Seeing Through the Smoke: Protecting Your Eye Health from the Hazards of Smoking

When “smoke gets in your eyes” – as the vintage song goes – it can do worse harm than causing irritation and tears. According to the FDA, damage from smoking can make your vision cloudy, reduce your field of vision, or even cause you to lose your eyesight completely. That’s why the doctors at Atlantic Eye support National No Smoking Day on March 13th, as a reminder that not smoking, and avoiding secondhand smoke, is so important to maintaining clear eyesight and vision.

But what about vaping? According to the American Academy of Ophthalmologists, smoke from vaping contains chemicals that carry known and unknown risks for the eyes. Studies have shown that using both cigarettes and e-cigarettes causes eye symptoms that are worse and more frequent than using only one product.
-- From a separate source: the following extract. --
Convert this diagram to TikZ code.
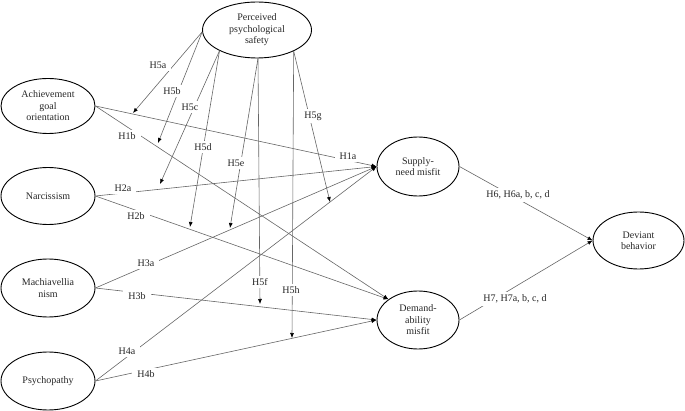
\documentclass[tikz,border=0pt]{standalone}
\usepackage{fontspec}
\setmainfont{Liberation Serif}
\usetikzlibrary{shapes.geometric,arrows.meta}
\begin{document}
\begin{tikzpicture}[x=1pt,y=-1pt,
  var/.style={ellipse,draw=black,line width=0.9pt,inner sep=0pt,align=center,
    font=\fontsize{10}{11.5}\selectfont,text=black!85},
  link/.style={draw=black!60,line width=0.6pt,-{Latex[length=5pt,width=4pt,color=black]}},
  hyp/.style={fill=white,inner xsep=5pt,inner ysep=2.5pt,
    font=\fontsize{10}{12}\selectfont,text=black!85}]
\useasboundingbox (0,0) rectangle (685,411);

% variables
\node[var,minimum width=109pt,minimum height=56pt] (pps) at (257,30) {Perceived\\psychological\\safety};
\node[var,minimum width=94pt,minimum height=55pt] (ago) at (48,106) {Achievement\\goal\\orientation};
\node[var,minimum width=94pt,minimum height=57pt] (nar) at (48,196) {Narcissism};
\node[var,minimum width=94pt,minimum height=58pt] (mac) at (48,288) {Machiavellia\\nism};
\node[var,minimum width=94pt,minimum height=58pt] (psy) at (48,381) {Psychopathy};
\node[var,minimum width=82pt,minimum height=59pt] (snm) at (418,166.5) {Supply-\\need misfit};
\node[var,minimum width=82pt,minimum height=58pt] (dam) at (418,320) {Demand-\\ability\\misfit};
\node[var,minimum width=91pt,minimum height=57pt] (dev) at (638.5,240.5) {Deviant\\behavior};

% main paths
\draw[link] (ago.east) -- (snm.west);
\draw[link] (ago.east) -- (dam.145);
\draw[link] (nar.east) -- (snm.west);
\draw[link] (nar.east) -- (dam.145);
\draw[link] (mac.east) -- (snm.west);
\draw[link] (mac.east) -- (dam.west);
\draw[link] (psy.east) -- (snm.west);
\draw[link] (psy.east) -- (dam.west);
\draw[link] (snm.east) -- (dev.west);
\draw[link] (dam.east) -- (dev.west);

% moderation targets
\coordinate (t5a) at (133,113);
\coordinate (t5b) at (158,143);
\coordinate (t5c) at (160,184);
\coordinate (t5d) at (190,227);
\coordinate (t5e) at (230,228);
\coordinate (t5f) at (260,304);
\coordinate (t5g) at (330,202);
\coordinate (t5h) at (292,338);

\draw[link] (pps.182) -- (t5a);
\draw[link] (pps.182) -- (t5b);
\draw[link] (pps.209) -- (t5c);
\draw[link] (pps.209) -- (t5d);
\draw[link] (pps.272) -- (t5e);
\draw[link] (pps.272) -- (t5f);
\draw[link] (pps.330) -- (t5g);
\draw[link] (pps.330) -- (t5h);

% labels
\node[hyp] (l5a) at (158,65) {H5a};
\node[hyp] (l5b) at (172,91) {H5b};
\node[hyp] (l5c) at (190,107) {H5c};
\node[hyp] (l5d) at (203,147) {H5d};
\node[hyp] (l5e) at (236,163) {H5e};
\node[hyp] (l5f) at (260,282) {H5f};
\node[hyp] (l5g) at (313,116) {H5g};
\node[hyp] (l5h) at (291,290) {H5h};
\node[hyp] (l1a) at (348,156) {H1a};
\node[hyp] (l1b) at (127,136) {H1b};
\node[hyp] (l2a) at (123,188) {H2a};
\node[hyp] (l2b) at (136,216) {H2b};
\node[hyp] (l3a) at (146,263) {H3a};
\node[hyp] (l3b) at (137,296) {H3b};
\node[hyp] (l4a) at (127,351) {H4a};
\node[hyp] (l4b) at (146,374) {H4b};
\node[hyp] (l6) at (518,195) {H6, H6a, b, c, d};
\node[hyp] (l7) at (515,299) {H7, H7a, b, c, d};
\end{tikzpicture}
\end{document}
Let’s consider some of the eye problems made worse by smoking, vaping, or a combination of the two:

  • Dry eye. Smoking with dry eye will make your eyes more likely to feel scratchy, sting, burn or be red.
  • Cataracts. If you smoke, you are at increased risk for getting cataracts, which cause blurry vision and make colors look faded. Cataracts are removed with surgery.
  • Age-related macular degeneration (AMD). With AMD, you lose your central vision and cannot see fine details. There are treatments for AMD, but there is no cure. Studies show that smokers and ex-smokers are more likely to get AMD than people who never smoked.
  • Diabetic retinopathy. Smokers who also have diabetes are at risk for diabetic retinopathy. For more on preventing this serious eye disease, see
  • Optic nerve problems.  The optic nerve connects the eye to the brain. Damage to this nerve can lead to blindness.
  • Glaucoma. Smoking can increase risk factors that can lead to glaucoma – another eye disease that affects the optic nerve.
  • Uveitis. The uvea is the middle layer of the eye wall. Uveitis is when this layer becomes irritated, causing a red eye, pain, and vision problems.
  • Graves’ disease. One of the symptoms of Graves’ disease is bulging eyes. Smokers who have this thyroid disorder risk having their eye condition get worse. They can also lose vision.

It’s clear that smoking cigarettes and/or vaping can increase your risk for worsening eye diseases that may lead to vision loss and blindness. At Atlantic Eye, we’re cheerleaders for National No Smoking Day! Today and every day, all year long, quitting smoking and avoiding second-hand smoke are some of the best investments you can make in your long-term eye health.